This I Believe

Jacob, Betty

1952-06-02

Description
  • Betty Jacob describes her belief in the brotherhood of humanity, her disillusionment, and the final reaffirmation of her belief sparked by her work with international citizens via the United Nations.
This object is in collection Subject Temporal Permanent URL
ID:
m613n807d
Component ID:
tufts:MS025.006.004.00001.00003
To Cite:
TARC Citation Guide    EndNote
Usage:
Detailed Rights
view transcript only

And now, This I Believe. Here is Edward R. Murrow.
This I Believe. Now, the convictions of an incredibly energetic young Pennsylvania woman who has made the welfare of children everywhere one of her major concerns. Betty Jacob, an executive on the staff of the United Nations Children’s Emergency Fund.
My husband and I have two boys in grade school and a daughter in junior high. I keep asking myself over and over again, how can we help them learn to believe in themselves and in the future when every day the world seems to be threatening to blow itself up? Some of my beliefs, the most dramatic ones I suppose, have broken under the strain of reality.
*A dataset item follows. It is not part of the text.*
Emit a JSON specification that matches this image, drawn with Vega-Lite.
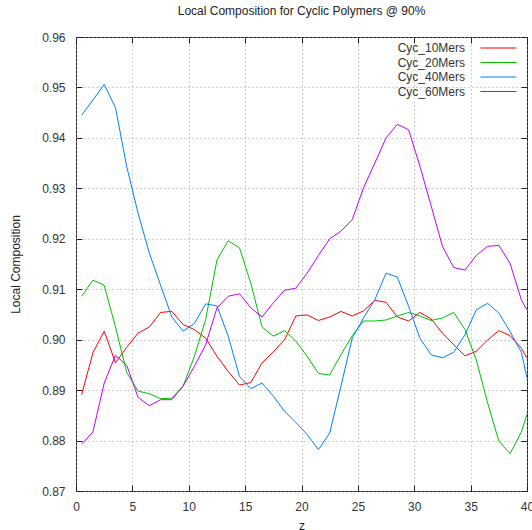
{
  "$schema": "https://vega.github.io/schema/vega-lite/v6.json",
  "width": 451,
  "height": 454,
  "autosize": {"type": "none"},
  "padding": {"left": 76, "top": 37, "right": 5, "bottom": 39},
  "background": "white",
  "title": {"text": "Local Composition for Cyclic Polymers @ 90%", "font": "Liberation Sans", "fontSize": 12, "fontWeight": "normal", "color": "#222", "anchor": "middle", "offset": 13},
  "config": {
    "view": {"stroke": "#222", "strokeWidth": 1},
    "axis": {"labelFont": "Liberation Sans", "labelFontSize": 12, "labelColor": "#333", "titleFont": "Liberation Sans", "titleFontSize": 12, "titleFontWeight": "normal", "titleColor": "#222", "tickColor": "#222", "domain": false, "tickSize": -6, "gridColor": "#a0a0a0", "gridDash": [1, 3], "gridOpacity": 1, "gridWidth": 1}
  },
  "data": {"values": [
    {"z": 0.5, "Cyc_10Mers": 0.8891, "Cyc_20Mers": 0.9086, "Cyc_40Mers": 0.9445, "Cyc_60Mers": 0.8793},
    {"z": 1.5, "Cyc_10Mers": 0.8974, "Cyc_20Mers": 0.9118, "Cyc_40Mers": 0.9475, "Cyc_60Mers": 0.8817},
    {"z": 2.5, "Cyc_10Mers": 0.9017, "Cyc_20Mers": 0.9108, "Cyc_40Mers": 0.9506, "Cyc_60Mers": 0.8914},
    {"z": 3.5, "Cyc_10Mers": 0.8954, "Cyc_20Mers": 0.9025, "Cyc_40Mers": 0.9460, "Cyc_60Mers": 0.8969},
    {"z": 4.5, "Cyc_10Mers": 0.8985, "Cyc_20Mers": 0.8935, "Cyc_40Mers": 0.9343, "Cyc_60Mers": 0.8949},
    {"z": 5.5, "Cyc_10Mers": 0.9013, "Cyc_20Mers": 0.8898, "Cyc_40Mers": 0.9251, "Cyc_60Mers": 0.8886},
    {"z": 6.5, "Cyc_10Mers": 0.9025, "Cyc_20Mers": 0.8893, "Cyc_40Mers": 0.9172, "Cyc_60Mers": 0.8869},
    {"z": 7.5, "Cyc_10Mers": 0.9054, "Cyc_20Mers": 0.8883, "Cyc_40Mers": 0.9108, "Cyc_60Mers": 0.8881},
    {"z": 8.5, "Cyc_10Mers": 0.9056, "Cyc_20Mers": 0.8884, "Cyc_40Mers": 0.9045, "Cyc_60Mers": 0.8881},
    {"z": 9.5, "Cyc_10Mers": 0.9030, "Cyc_20Mers": 0.8908, "Cyc_40Mers": 0.9017, "Cyc_60Mers": 0.8908},
    {"z": 10.5, "Cyc_10Mers": 0.9020, "Cyc_20Mers": 0.8967, "Cyc_40Mers": 0.9032, "Cyc_60Mers": 0.8947},
    {"z": 11.5, "Cyc_10Mers": 0.9003, "Cyc_20Mers": 0.9040, "Cyc_40Mers": 0.9071, "Cyc_60Mers": 0.8990},
    {"z": 12.5, "Cyc_10Mers": 0.8967, "Cyc_20Mers": 0.9158, "Cyc_40Mers": 0.9067, "Cyc_60Mers": 0.9063},
    {"z": 13.5, "Cyc_10Mers": 0.8937, "Cyc_20Mers": 0.9196, "Cyc_40Mers": 0.9007, "Cyc_60Mers": 0.9086},
    {"z": 14.5, "Cyc_10Mers": 0.8910, "Cyc_20Mers": 0.9182, "Cyc_40Mers": 0.8927, "Cyc_60Mers": 0.9091},
    {"z": 15.5, "Cyc_10Mers": 0.8915, "Cyc_20Mers": 0.9112, "Cyc_40Mers": 0.8903, "Cyc_60Mers": 0.9063},
    {"z": 16.5, "Cyc_10Mers": 0.8954, "Cyc_20Mers": 0.9025, "Cyc_40Mers": 0.8914, "Cyc_60Mers": 0.9045},
    {"z": 17.5, "Cyc_10Mers": 0.8976, "Cyc_20Mers": 0.9007, "Cyc_40Mers": 0.8888, "Cyc_60Mers": 0.9073},
    {"z": 18.5, "Cyc_10Mers": 0.9000, "Cyc_20Mers": 0.9018, "Cyc_40Mers": 0.8858, "Cyc_60Mers": 0.9098},
    {"z": 19.5, "Cyc_10Mers": 0.9047, "Cyc_20Mers": 0.8997, "Cyc_40Mers": 0.8836, "Cyc_60Mers": 0.9102},
    {"z": 20.5, "Cyc_10Mers": 0.9049, "Cyc_20Mers": 0.8967, "Cyc_40Mers": 0.8812, "Cyc_60Mers": 0.9132},
    {"z": 21.5, "Cyc_10Mers": 0.9038, "Cyc_20Mers": 0.8933, "Cyc_40Mers": 0.8782, "Cyc_60Mers": 0.9167},
    {"z": 22.5, "Cyc_10Mers": 0.9045, "Cyc_20Mers": 0.8930, "Cyc_40Mers": 0.8815, "Cyc_60Mers": 0.9200},
    {"z": 23.5, "Cyc_10Mers": 0.9056, "Cyc_20Mers": 0.8970, "Cyc_40Mers": 0.8908, "Cyc_60Mers": 0.9215},
    {"z": 24.5, "Cyc_10Mers": 0.9047, "Cyc_20Mers": 0.9008, "Cyc_40Mers": 0.9003, "Cyc_60Mers": 0.9238},
    {"z": 25.5, "Cyc_10Mers": 0.9057, "Cyc_20Mers": 0.9037, "Cyc_40Mers": 0.9043, "Cyc_60Mers": 0.9301},
    {"z": 26.5, "Cyc_10Mers": 0.9078, "Cyc_20Mers": 0.9037, "Cyc_40Mers": 0.9079, "Cyc_60Mers": 0.9350},
    {"z": 27.5, "Cyc_10Mers": 0.9074, "Cyc_20Mers": 0.9039, "Cyc_40Mers": 0.9132, "Cyc_60Mers": 0.9400},
    {"z": 28.5, "Cyc_10Mers": 0.9045, "Cyc_20Mers": 0.9047, "Cyc_40Mers": 0.9124, "Cyc_60Mers": 0.9427},
    {"z": 29.5, "Cyc_10Mers": 0.9037, "Cyc_20Mers": 0.9054, "Cyc_40Mers": 0.9066, "Cyc_60Mers": 0.9416},
    {"z": 30.5, "Cyc_10Mers": 0.9054, "Cyc_20Mers": 0.9047, "Cyc_40Mers": 0.9003, "Cyc_60Mers": 0.9344},
    {"z": 31.5, "Cyc_10Mers": 0.9041, "Cyc_20Mers": 0.9038, "Cyc_40Mers": 0.8970, "Cyc_60Mers": 0.9265},
    {"z": 32.5, "Cyc_10Mers": 0.9013, "Cyc_20Mers": 0.9043, "Cyc_40Mers": 0.8964, "Cyc_60Mers": 0.9185},
    {"z": 33.5, "Cyc_10Mers": 0.8990, "Cyc_20Mers": 0.9054, "Cyc_40Mers": 0.8975, "Cyc_60Mers": 0.9143},
    {"z": 34.5, "Cyc_10Mers": 0.8968, "Cyc_20Mers": 0.9020, "Cyc_40Mers": 0.9010, "Cyc_60Mers": 0.9138},
    {"z": 35.5, "Cyc_10Mers": 0.8977, "Cyc_20Mers": 0.8960, "Cyc_40Mers": 0.9059, "Cyc_60Mers": 0.9167},
    {"z": 36.5, "Cyc_10Mers": 0.8999, "Cyc_20Mers": 0.8875, "Cyc_40Mers": 0.9072, "Cyc_60Mers": 0.9185},
    {"z": 37.5, "Cyc_10Mers": 0.9018, "Cyc_20Mers": 0.8799, "Cyc_40Mers": 0.9053, "Cyc_60Mers": 0.9187},
    {"z": 38.5, "Cyc_10Mers": 0.9008, "Cyc_20Mers": 0.8774, "Cyc_40Mers": 0.9016, "Cyc_60Mers": 0.9151},
    {"z": 39.5, "Cyc_10Mers": 0.8983, "Cyc_20Mers": 0.8817, "Cyc_40Mers": 0.8975, "Cyc_60Mers": 0.9079},
    {"z": 40, "Cyc_10Mers": 0.8963, "Cyc_20Mers": 0.8852, "Cyc_40Mers": 0.8924, "Cyc_60Mers": 0.9059}
  ]},
  "transform": [{"fold": ["Cyc_10Mers", "Cyc_20Mers", "Cyc_40Mers", "Cyc_60Mers"], "as": ["series", "value"]}],
  "layer": [
    {
      "mark": {"type": "line", "strokeWidth": 1, "clip": true},
      "encoding": {
        "x": {"field": "z", "type": "quantitative", "scale": {"domain": [0, 40], "nice": false, "zero": false},
              "axis": {"orient": "bottom", "values": [0, 5, 10, 15, 20, 25, 30, 35, 40], "title": "z", "labelPadding": 16, "titlePadding": 8, "grid": true, "labelFlush": false}},
        "y": {"field": "value", "type": "quantitative", "scale": {"domain": [0.87, 0.96], "nice": false, "zero": false},
              "axis": {"orient": "left", "values": [0.87, 0.88, 0.89, 0.9, 0.91, 0.92, 0.93, 0.94, 0.95, 0.96], "format": ".2f", "title": "Local Composition", "labelPadding": 17, "titlePadding": 19, "grid": true, "labelFlush": false}},
        "color": {"field": "series", "type": "nominal",
                  "scale": {"domain": ["Cyc_10Mers", "Cyc_20Mers", "Cyc_40Mers", "Cyc_60Mers"], "range": ["#ff0000", "#00c000", "#0080ff", "#c000ff"]},
                  "legend": {"orient": "none", "legendX": 416.5, "legendY": 5, "title": null, "symbolType": "M-4,0H4", "symbolSize": 81, "symbolStrokeWidth": 1, "symbolFillColor": "transparent", "symbolOpacity": 1, "labelAlign": "right", "labelOffset": -39.5, "labelFont": "Liberation Sans", "labelFontSize": 12, "labelColor": "#333", "rowPadding": 2.5}}
      }
    },
    {
      "mark": {"type": "point", "opacity": 0},
      "encoding": {
        "x": {"field": "z", "type": "quantitative", "axis": {"orient": "top", "values": [0, 5, 10, 15, 20, 25, 30, 35, 40], "labels": false, "title": null, "grid": false}},
        "y": {"field": "value", "type": "quantitative", "axis": {"orient": "right", "values": [0.87, 0.88, 0.89, 0.9, 0.91, 0.92, 0.93, 0.94, 0.95, 0.96], "labels": false, "title": null, "grid": false}}
      }
    }
  ],
  "resolve": {"axis": {"x": "independent", "y": "independent"}}
}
Others have held and are actually stronger from the test of experience.
Like nearly everybody else, I learned that golden text, ‘love thy neighbor as myself,’ when I was a little girl. It was a pretty phrase, but the words didn’t really say anything to me for a long, long time. Then suddenly, they seemed to be the answer to everything. The world is a brotherhood.
Just out of college, I went abroad in a rosy flush of goodwill to meet my foreign brothers and sisters, so to speak, to work with them for a new world. A great vitality seized me and made everything seem possible.
Then came the awakening. The idea, like a cut flower, didn’t stay fresh. It faded and died in the doubletalk of dictators and ordinary politicians, and the conniving suspicions of governments. I complained to a friend that if this idea was the truth, why didn’t it flourish? And I remember his answer: “How do you know truth won’t triumph? None of us knows,” he went on, “when the seeds we sow will sprout or where. Some will be destroyed. But if you’ll recognize the truth in your heart, and try to live the consequences of that truth in your life, the positive effort itself will give your life meaning.
Each life that testifies to a truth in itself is fulfilling a part of the truth. Faith without action is meaningless, but action must be based on faith.” My friend taught me that truth cannot win overnight, but it’s worth living for.
In recent years as a representative of the United Nations, I have traveled through most of the Communist countries of Europe. I talked to farmers and workers, government clerks and doctors, housewives and chauffeurs, all kinds of people. Underneath, their concerns were the same as mine—peace and a future for their children. If I couldn’t pronounce their names or accept their dialectic, I could read the simple hopes and fears in their faces, and I felt a kinship with them as human beings.
And I asked myself, if men like Jesus and Mohammed and Gandhi were all impractical dreamers when they taught that men were brothers, what is the practical alternative?
I realized, with the clarity of shock, that there is no practical alternative. The brotherhood, the unity of man, is not a dream, not if the desires and hopes of ordinary men are recognized. It seems to me that the hope of our very survival lies in teaching ourselves to understand and accept the fact that we are indeed our brother’s keeper.
The best, the only valid answer that I can think of to give my children is to show them as best I can in the lives we lead every day that all men belong to each other.
There, the beliefs of Betty Jacob, a wife and mother from Swarthmore, Pennsylvania, and a citizen of the world.